One of the most satisfying things to do as a lawyer is to try a case in front of a jury. It is also one of the best ways to get a good result for your client. To have a jury of your peers decide the right amount of compensation for an injured victim is, after all, a constitutional right.

This constitutional right is spelled out in the 7th Amendment, which states:

“In Suits at common law, where the value in controversy shall exceed twenty dollars, the right of trial by jury shall be preserved, and no fact tried by a jury, shall be otherwise re-examined in any Court of the United States, than according to the rules of the common law.”

Now that was written in 1791, so obviously $20 was worth far more back then, but the concept still remains, though the amount has been raised over the years.

When insurance companies attempt to give low ball offers to people who have sustained personal injuries as a result of someone else’s negligence, sometimes the only recourse is to have your matter heard in front of a jury of your peers.

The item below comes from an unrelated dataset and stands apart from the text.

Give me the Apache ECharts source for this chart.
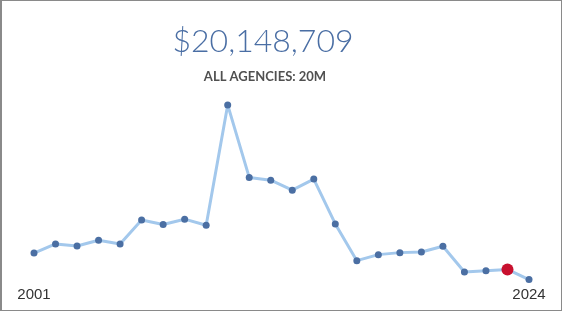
<!DOCTYPE html>
<html>
<head>
<meta charset="utf-8">
<script src="https://cdn.jsdelivr.net/npm/echarts@6/dist/echarts.min.js"></script>
<style>
  html, body { margin: 0; padding: 0; background: #fff; }
  #chart { width: 562px; height: 311px; box-sizing: border-box; border: 1px solid #8a8a8a; border-left-width: 2px; }
</style>
</head>
<body>
<div id="chart"></div>
<script>
// spending per year (millions)
let years = ['2001', '2002', '2003', '2004', '2005', '2006', '2007', '2008', '2009', '2010', '2011', '2012',
             '2013', '2014', '2015', '2016', '2017', '2018', '2019', '2020', '2021', '2022', '2023', '2024'];
let amounts = [30.7, 36.6, 35.3, 39.0, 36.6, 52.2, 49.2, 52.7, 48.8, 126.8, 79.8, 78.0,
               71.5, 78.7, 49.6, 25.8, 29.7, 31.0, 31.4, 35.1, 18.4, 19.3, 20.1, 13.5];
let highlightYear = '2023';
let headline = '$20,148,709';
let subline = 'ALL AGENCIES: 20M';

let chart = echarts.init(document.getElementById('chart'));

const seriesData = amounts.map(function (v, i) {
    if (years[i] === highlightYear) {
        return { value: v, symbolSize: 12, itemStyle: { color: '#c8102e' } };
    }
    return v;
});

const option = {
    animation: false,
    title: [
        {
            text: headline,
            left: 256,
            top: 20,
            textAlign: 'center',
            textStyle: { fontFamily: 'Lato', fontWeight: 300, fontSize: 32, color: '#4a6ea4' }
        },
        {
            text: subline,
            left: 258,
            top: 64,
            textAlign: 'center',
            textStyle: { fontFamily: 'Lato', fontWeight: 'bold', fontSize: 13, color: '#505050' }
        }
    ],
    grid: { left: 32, right: 32, top: 99, bottom: 25 },
    xAxis: {
        type: 'category',
        boundaryGap: false,
        data: years,
        axisLine: { show: false },
        axisTick: { show: false },
        axisLabel: {
            margin: 2,
            fontFamily: 'Liberation Sans',
            fontSize: 15,
            color: '#333',
            interval: function (i) { return i === 0 || i === years.length - 1; }
        }
    },
    yAxis: {
        type: 'value',
        min: 10,
        max: 130,
        show: false
    },
    series: [
        {
            type: 'line',
            data: seriesData,
            symbol: 'circle',
            symbolSize: 7,
            lineStyle: { color: '#a3c8ec', width: 3 },
            itemStyle: { color: '#4b6fa3' }
        }
    ]
};
chart.setOption(option);
</script>
</body>
</html>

This is especially true in certain jurisdictions where the bench typically gives poor results.

In this regard, we find it particularly troubling when law makers enact statutory caps on damages. This is a direct response to lobbying done on the behalf of insurance companies. The only concern of these companies is minimizing risk, and thereby maximizing their profits.

As of 2011, the statutory cap in Maryland for non-economic damages (pain, suffering, etc.) was $755,000, with a built in yearly increase of $15,000 for inflation. Approximately half of the states have enacted similar legislation, while the other half have not. The District of Columbia does not have a statutory cap on non-economic damages.

The problem I have with this sort of legislation is that some people get injured in an auto accident, for instance, and are never the same. Some never walk again, or lose a limb, thereby affecting their personal life in a way no one would wish upon another. For those victims, the legislature has in essence taken away their right to a trial by jury.

The legislature has already decided the maximum value to compensate them for their injuries, despite the fact that the constitution makes it clear that they are entitled to a trial by jury.

Why is it that a jury can determine whether a crime should be punished by death, but cannot determine what a fair amount would be to compensate an injured victim, wronged by another individual or company? Why do we as a nation feel comfortable letting a jury decide the ultimate fate of another human being, but when it comes to an insurance company paying out an award to an injured victim we suddenly need to arbitrarily regulate the maximum amount a jury can award?

These are tough questions to answer. I would imagine there are numerous lobbyists who work for insurance companies who could fill us in on the logic, but somehow I just don’t think I want to hear it.